4. Biting or growling
A vet visit is recommended if your normally calm companion has turned aggressive, growls when approached or touched, or becomes snappy.
This frequent discomfort sign in dogs can be caused by various illnesses, including arthritis, distemper, and physical trauma.
What can you do to help your dog?
Stress and discomfort may negatively impact both the dog and the owner. Stress, anxiety, and pain in dogs can be due to various factors, including a medical disease, uncomfortable surroundings, weather, habits, or even your daily routine. Here is the list of things you can do to help your dog:
1.Visit a vet
Checking with your vet is the first thing you should do to ensure the cause of stress and discomfort isn't something serious that can get even worse over time. Monitor your furry friend and provide the vet with all the necessary information about the behavior change. It will make it easier for the vet to determine the core of the problem.
2. Try CBD
The ECS (endocannabinoid system) regulates immunological response in all animals, including humans, dogs, and cats. CBD works pretty much the same way in your dog's body as it works in humans. It interacts with your dog's CB1 and CB2 receptors, acting as a natural neuroprotective agent with several health advantages. CBD appears to help moderate pain since many dogs' bodies are low in cannabinoids. CBD supplementation boosts cannabinoids in the body and restores equilibrium to the ECS system.

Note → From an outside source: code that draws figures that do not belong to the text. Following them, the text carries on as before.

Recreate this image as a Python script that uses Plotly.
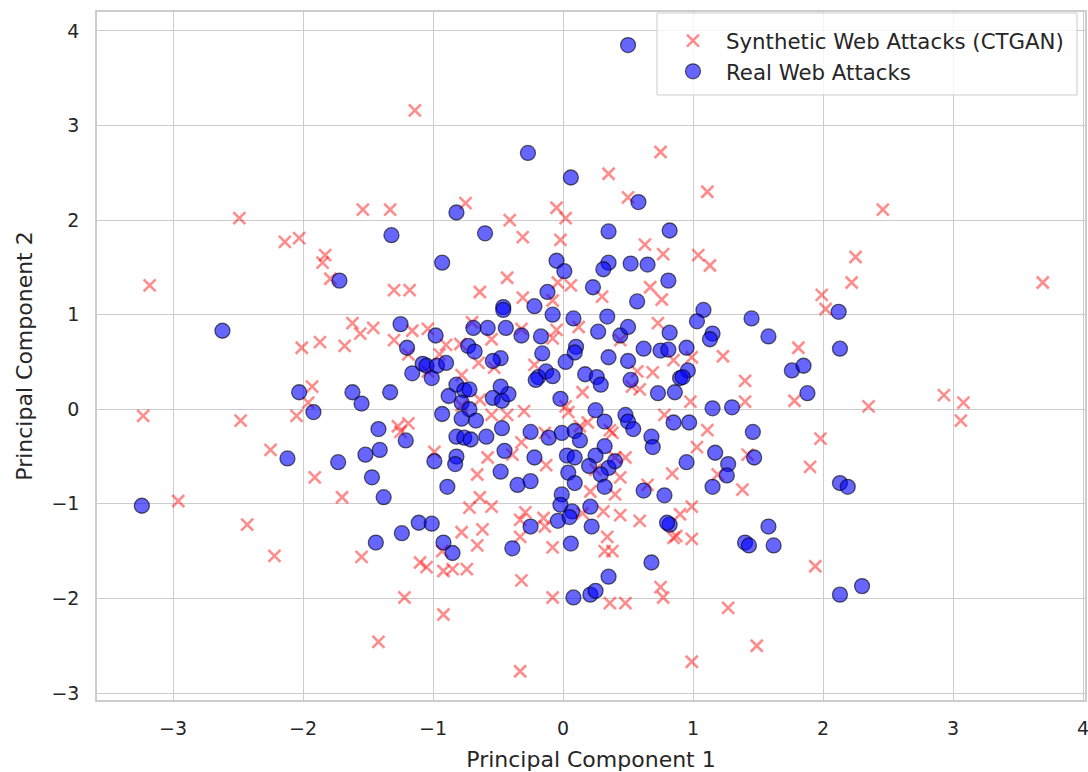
import plotly.graph_objects as go

# Real Web Attacks (blue circles)
real_x = [0.50, -0.27, 0.06, 0.58, -0.82, -0.60, -1.32, 0.35, 0.82,
          -0.93, -0.05, 0.01, 0.35, 0.31, 0.52, 0.65, 0.81, -1.72,
          -0.12, 0.23, 0.57, -0.22, -0.46, -0.46, -0.08, 0.08, 0.34,
          1.08, 1.03, 1.45, 2.12, -2.62, -1.25, -0.69, -0.58, -0.44,
          -0.32, -0.17, 0.10, 0.09, 0.27, 0.44, 0.50, 0.82, 1.15, 1.13,
          1.58, -1.20, -0.73, -0.68, -0.48, -0.16, 0.35, 0.50, 0.62,
          0.75, 0.81, 0.95, 2.13, -1.16, -1.08, -1.05, -0.97, -0.90, -0.98, -0.54,
          -0.19, -0.13, -0.08, -0.21, 0.02, 0.17, 0.26, 0.29, 0.52, 0.96, 0.90, 0.92, 1.76, 1.85, 1.88,
          -2.03, -1.62, -1.55, -1.33, -1.01, -0.82, -0.88, -0.76, -0.72, -0.78, -0.54, -0.47, -0.42, -0.48, -0.02, 0.73, 0.86, 1.15, 1.30,
          -1.92, -0.93, -0.72, -0.67, -0.78, -0.82, -0.76, -0.71, -0.59, -0.47, -0.25, -0.11, -0.01, 0.09, 0.13, 0.25, 0.32, 0.48, 0.50, 0.54, 0.85, 0.97, 0.68, 0.69, 0.32, 1.46,
          -1.42, -1.21, -1.41, -0.99, -0.82, -0.83, -0.45, -0.22, 0.03, 0.09, 0.25, 0.35, 0.40, 0.20, 0.29,
          -1.73, -1.52, -1.47, -1.38, -2.12, 1.17, 1.27, 1.26, 1.15, 1.47, 0.95, 0.62, 0.78, 0.32, -0.35, -0.89, -0.25,
          -0.01, -0.02, 0.07, -0.04, 0.05, 0.04, 0.09, -0.48, 0.21, -3.24, -1.11, -1.01, -1.24, -0.25, -0.39, -0.92, -0.85, -1.44, 0.06, 0.22, 0.82, 0.80, 0.68, 1.40, 1.43, 1.58, 1.62, 0.08, 0.21, 0.25, 0.35, 2.13, 2.30, 2.13, 2.19]
real_y = [3.85, 2.71, 2.45, 2.19, 2.08, 1.86, 1.84, 1.88, 1.89,
          1.55, 1.57, 1.46, 1.55, 1.48, 1.54, 1.53, 1.36, 1.36,
          1.24, 1.29, 1.14, 1.09, 1.08, 1.05, 1.00, 0.96, 0.98,
          1.05, 0.93, 0.96, 1.03, 0.83, 0.90, 0.86, 0.86, 0.86,
          0.78, 0.77, 0.66, 0.60, 0.82, 0.78, 0.87, 0.81, 0.80, 0.74,
          0.77, 0.65, 0.67, 0.61, 0.54, 0.59, 0.55, 0.51, 0.64,
          0.62, 0.63, 0.65, 0.64, 0.38, 0.48, 0.46, 0.46, 0.49, 0.78, 0.51,
          0.34, 0.40, 0.35, 0.31, 0.50, 0.37, 0.34, 0.26, 0.31, 0.41, 0.33, 0.34, 0.41, 0.46, 0.17,
          0.18, 0.18, 0.06, 0.18, 0.33, 0.26, 0.14, 0.20, 0.21, 0.07, 0.12, 0.09, 0.16, 0.24, 0.11, 0.17, 0.18, 0.01, 0.02,
          -0.03, -0.05, 0.00, -0.12, -0.10, -0.29, -0.30, -0.32, -0.29, -0.20, -0.24, -0.30, -0.25, -0.23, -0.33, -0.01, -0.13, -0.06, -0.13, -0.21, -0.14, -0.14, -0.29, -0.40, -0.39, -0.24,
          -0.21, -0.33, -0.43, -0.55, -0.50, -0.58, -0.44, -0.51, -0.49, -0.51, -0.49, -0.62, -0.55, -0.60, -0.69,
          -0.56, -0.48, -0.72, -0.93, -0.52, -0.46, -0.58, -0.70, -0.82, -0.51, -0.56, -0.86, -0.91, -0.82, -0.80, -0.82, -0.76,
          -0.90, -1.01, -1.08, -1.18, -1.14, -0.67, -0.78, -0.66, -1.03, -1.02, -1.20, -1.21, -1.31, -1.24, -1.47, -1.41, -1.52, -1.41, -1.42, -1.24, -1.22, -1.20, -1.62, -1.41, -1.44, -1.24, -1.44, -1.99, -1.96, -1.92, -1.77, -1.96, -1.87, -0.78, -0.82]

# Synthetic Web Attacks (CTGAN) (red crosses)
synth_x = [-1.14, 0.75, 0.35, 1.11, 0.50, -0.75, -2.49, -1.54, -1.33, -0.05, 0.02, -0.41, 2.46,
           -2.14, -2.03, -0.31, -0.02, 0.63, 0.77, 1.04, 1.13, -1.83, -1.85, -1.79, -3.18,
           -1.30, -1.18, -0.64, -0.43, 2.22, 3.69, 2.25, 1.99, 2.02, -0.04, 0.06, 0.30, 0.67, 0.76, -0.31, -0.08,
           -1.62, -1.46, -1.56, -1.30, -1.16, -1.04, -2.01, -1.87, -1.68, -0.70, -0.90, -0.79, -0.55, -0.32, -0.08, -0.05, 0.12, 0.73, 0.44, 0.85, 0.99, 1.23, 1.81,
           -1.19, -0.65, -0.53, -1.04, -0.78, -0.22, 0.57, 0.69, 0.53, 0.59, 1.40, 1.40, 0.98, 1.78, -0.95,
           -1.93, -1.96, -2.05, -3.23, 2.93, 3.08, 3.06, 2.35, -2.48, -1.27, -1.25, -1.19,
           -0.64, -0.78, -0.55, -0.43, -0.30, 0.02, 0.04, 0.15, 0.13, 0.36, 0.38, 0.78, 1.03, 1.11, 1.98,
           -2.25, -1.91, -2.43, -2.96, -1.70, -2.22, -1.22, -1.42, -0.92, -0.33, 0.99, 1.49, 1.27, 1.94, 1.90,
           0.75, 0.77, 0.48, 0.36, -0.08, -0.32, -0.92, -0.74, -0.85, -1.10, -1.05, -1.55, -0.93, -0.66, -0.08, -0.33, -0.78, -0.62,
           -0.29, -0.33, -0.15, -0.14, -0.72, -0.55, -0.64, -0.66,
           0.44, 0.40, 0.31, 0.44, 0.59, 0.34, 0.32, 0.38, 0.85, 0.87, 0.90, 0.99, 0.99, 0.84, 1.38, 1.19,
           -0.99, -0.58, -0.39, -0.13, -0.32, -0.14, 0.19, 0.25, 0.65, 0.21, 0.15, 0.40, 0.48, 1.42]
synth_y = [3.16, 2.72, 2.49, 2.30, 2.24, 2.18, 2.02, 2.11, 2.11, 2.13, 2.02, 2.00, 2.11,
           1.77, 1.81, 1.82, 1.79, 1.74, 1.64, 1.63, 1.52, 1.63, 1.55, 1.38, 1.31,
           1.26, 1.26, 1.24, 1.39, 1.34, 1.34, 1.61, 1.21, 1.06, 1.34, 1.31, 1.19, 1.29, 1.16, 1.18, 1.15,
           0.91, 0.86, 0.80, 0.73, 0.83, 0.85, 0.65, 0.71, 0.67, 0.92, 0.68, 0.69, 0.74, 0.85, 0.75, 0.84, 0.87, 0.91, 0.73, 0.52, 0.55, 0.56, 0.65,
           0.58, 0.49, 0.44, 0.40, 0.36, 0.47, 0.40, 0.39, 0.24, 0.21, 0.30, 0.08, 0.08, 0.09, 0.58,
           0.24, 0.07, -0.07, -0.07, 0.15, 0.07, -0.12, 0.03, -0.12, -0.18, -0.24, -0.15,
           0.10, 0.04, -0.06, -0.06, -0.02, 0.03, -0.03, 0.18, -0.18, -0.22, -0.25, -0.06, -0.40, -0.22, -0.31,
           -0.43, -0.72, -1.22, -0.97, -0.93, -1.55, -1.99, -2.46, -2.17, -2.77, -2.67, -2.50, -2.10, -1.66, -0.61,
           -1.88, -1.99, -2.05, -2.05, -1.99, -1.81, -1.71, -1.69, -1.69, -1.62, -1.67, -1.56, -1.50, -1.44, -1.46, -1.35, -1.30, -1.27,
           -1.09, -1.17, -1.15, -1.24, -1.04, -1.03, -0.93, -0.69,
           -0.72, -0.90, -1.08, -1.12, -1.18, -1.35, -1.50, -1.50, -1.36, -1.34, -1.11, -1.03, -1.37, -0.68, -0.85, -0.69,
           -0.45, -0.51, -0.48, -0.59, -0.35, -0.25, -0.14, -0.64, -0.80, -0.87, -1.10, -0.51, -0.51, -0.48]

x_ticks = [-3, -2, -1, 0, 1, 2, 3, 4]
y_ticks = [-3, -2, -1, 0, 1, 2, 3, 4]

fig = go.Figure()
fig.add_trace(go.Scatter(
    x=synth_x, y=synth_y, mode="markers", name="Synthetic Web Attacks (CTGAN)",
    marker=dict(symbol="x-thin", size=12, color="rgba(255,0,0,0.45)",
                line=dict(width=2.6, color="rgba(255,0,0,0.45)")),
))
fig.add_trace(go.Scatter(
    x=real_x, y=real_y, mode="markers", name="Real Web Attacks",
    marker=dict(symbol="circle", size=15, color="rgba(0,0,255,0.6)",
                line=dict(width=1.3, color="rgba(0,0,0,0.6)")),
))

axis_common = dict(
    showgrid=True, gridcolor="#cccccc", gridwidth=1,
    zeroline=False, showline=True, linecolor="#cccccc", linewidth=1.5, mirror=True,
    ticks="outside", tickcolor="rgba(0,0,0,0)",
    tickfont=dict(size=19, color="#262626", family="DejaVu Sans"),
    automargin=False, ticklabeloverflow="allow",
)
fig.update_xaxes(range=[-3.585, 4.015], tickvals=x_ticks, ticklen=10,
                 title=dict(text="Principal Component 1", font=dict(size=22, color="#262626"), standoff=16),
                 **axis_common)
fig.update_yaxes(range=[-3.074, 4.20], tickvals=y_ticks, ticklen=12,
                 title=dict(text="Principal Component 2", font=dict(size=22, color="#262626"), standoff=13),
                 **axis_common)

# legend frame (drawn as a shape so its padding can match)
fig.add_shape(type="rect", xref="paper", yref="paper",
              x0=0.5668, x1=0.9919, y0=0.8794, y1=0.9985,
              fillcolor="rgba(255,255,255,0.8)", line=dict(color="#cccccc", width=1),
              layer="above")

fig.update_layout(
    width=1088, height=772,
    margin=dict(l=97, r=3, t=12, b=72),
    paper_bgcolor="white", plot_bgcolor="white",
    font=dict(family="DejaVu Sans", color="#262626"),
    legend=dict(x=0.5698, xanchor="left", y=0.988, yanchor="top",
                bgcolor="rgba(0,0,0,0)", borderwidth=0,
                font=dict(size=21.3, color="#262626"), itemwidth=56),
    showlegend=True,
)

fig.write_html("out.html")
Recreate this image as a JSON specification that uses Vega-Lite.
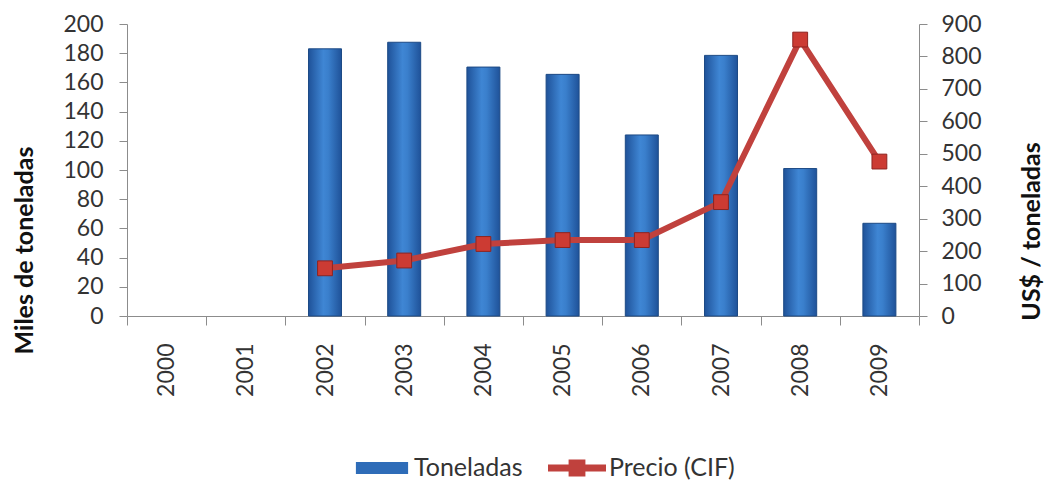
{
  "$schema": "https://vega.github.io/schema/vega-lite/v6.json",
  "autosize": "none",
  "width": 792,
  "height": 292,
  "padding": {"left": 127, "top": 24, "right": 126, "bottom": 165},
  "background": "white",
  "config": {
    "font": "Lato",
    "view": {"stroke": null},
    "axis": {"labelFont": "Lato", "titleFont": "Lato", "labelColor": "#333333", "titleColor": "#111111", "domainColor": "#8c8c8c", "tickColor": "#8c8c8c", "grid": false, "labelOverlap": false}
  },
  "data": {
    "values": [
      {"year": "2000", "ton": null, "precio": null},
      {"year": "2001", "ton": null, "precio": null},
      {"year": "2002", "ton": 183, "precio": 147},
      {"year": "2003", "ton": 187.5, "precio": 171},
      {"year": "2004", "ton": 170.5, "precio": 222},
      {"year": "2005", "ton": 165.5, "precio": 234},
      {"year": "2006", "ton": 124, "precio": 234},
      {"year": "2007", "ton": 178.5, "precio": 351},
      {"year": "2008", "ton": 101, "precio": 852},
      {"year": "2009", "ton": 63.5, "precio": 476}
    ]
  },
  "encoding": {
    "x": {
      "field": "year", "type": "ordinal",
      "scale": {"paddingInner": 0, "paddingOuter": 0},
      "axis": {"title": null, "labelAngle": 270, "labelFontSize": 23, "labelPadding": 18, "tickSize": 9, "tickBand": "extent", "labelAlign": "right", "labelBaseline": "middle"}
    }
  },
  "layer": [
    {
      "mark": {"type": "bar", "size": 33, "stroke": "#1d4a85", "strokeWidth": 1,
        "fill": {"gradient": "linear", "x1": 0, "x2": 1, "y1": 0, "y2": 0,
          "stops": [{"offset": 0, "color": "#1f5299"}, {"offset": 0.45, "color": "#3f86d4"}, {"offset": 0.6, "color": "#3a7fcc"}, {"offset": 1, "color": "#1f5299"}]}},
      "encoding": {
        "y": {"field": "ton", "type": "quantitative",
          "scale": {"domain": [0, 200], "nice": false},
          "axis": {"title": "Miles de toneladas", "values": [0,20,40,60,80,100,120,140,160,180,200], "labelFontSize": 23, "labelPadding": 16, "tickSize": 8, "titleFontSize": 25, "titleFontWeight": "bold", "titleAngle": 270, "titleX": -103, "titleY": 226, "titleAlign": "center", "titleBaseline": "middle"}
        }
      }
    },
    {
      "mark": {"type": "line", "color": "#c0413d", "strokeWidth": 6},
      "encoding": {"y": {"field": "precio", "type": "quantitative",
        "scale": {"domain": [0, 900], "nice": false, "zero": true},
        "axis": {"title": "US$ / toneladas", "orient": "right", "tickCount": 10, "values": [0,100,200,300,400,500,600,700,800,900], "labelOverlap": false, "labelFontSize": 23, "labelPadding": 14, "tickSize": 8, "titleFontSize": 25, "titleFontWeight": "bold", "titleAngle": 270, "titleX": 112, "titleY": 207, "titleAlign": "center", "titleBaseline": "middle"}}}
    },
    {
      "mark": {"type": "point", "shape": "square", "filled": true, "size": 220, "color": "#cc3b33", "stroke": "#8e2420", "strokeWidth": 1, "opacity": 1},
      "encoding": {"y": {"field": "precio", "type": "quantitative", "scale": {"domain": [0, 900], "nice": false}, "axis": null}}
    },
    {
      "transform": [{"fold": ["ton", "precio"], "as": ["k", "v"]},
        {"filter": "datum.year == '2002'"},
        {"calculate": "datum.k == 'ton' ? 'Toneladas' : 'Precio (CIF)'", "as": "series"}],
      "mark": {"type": "point", "filled": true, "opacity": 0},
      "encoding": {
        "y": {"value": 0},
        "color": {"field": "series", "type": "nominal",
          "scale": {"domain": ["Toneladas", "Precio (CIF)"], "range": ["#2e6cb8", "#c0413d"]},
          "legend": {"title": null, "orient": "none", "legendX": 226, "legendY": 415, "direction": "horizontal", "labelFont": "Lato", "labelFontSize": 25, "labelColor": "#333333", "symbolSize": 3364, "symbolOpacity": 1, "symbolStrokeWidth": 0, "columnPadding": 25, "labelOffset": 3}},
        "shape": {"field": "series", "type": "nominal",
          "scale": {"domain": ["Toneladas", "Precio (CIF)"], "range": ["M-0.9,-0.21H0.9V0.21H-0.9Z", "M-1,-0.12H1V0.12H-1Z M-0.29,-0.29H0.29V0.29H-0.29Z"]},
          "legend": {"title": null, "orient": "none", "legendX": 226, "legendY": 415, "direction": "horizontal", "labelFont": "Lato", "labelFontSize": 25, "labelColor": "#333333", "symbolSize": 3364, "symbolOpacity": 1, "symbolStrokeWidth": 0, "columnPadding": 25, "labelOffset": 3}}
      }
    }
  ],
  "resolve": {"scale": {"y": "independent"}}
}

It's simple to give CBD to your dogs. You may include it in their breakfast or provide them with a pleasant CBD-infused treat. Remember that CBD works best when given to your pet daily.
3. Make sure the environment isn't stressful for you or the dog.
According to research, dogs react to their owners' stress levels. Long-term stress may cause synchronization between a dog and its owner, so if you're anxious, lost sleep, or generally uptight, your dog may pick up on it. Making your dog feel more at ease is another incentive to look after your own mental and physical wellness. In this case, using CBD can benefit both the dog and the owner.
Is CBD safe for dogs?
Colorado State University performed CBD pharmacokinetic and safety research on healthy dogs in 2016. The study concludes that CBD use in dogs is safe enough to merit further research.
For the trial, 30 healthy dogs were given two different doses of CBD in three forms: capsules, an oil tincture, and a topical cream. CBD, administered orally as a tincture, was shown to be the most absorbable and accessible to the body. Therefore CBD oil tincture is the best option for your pet.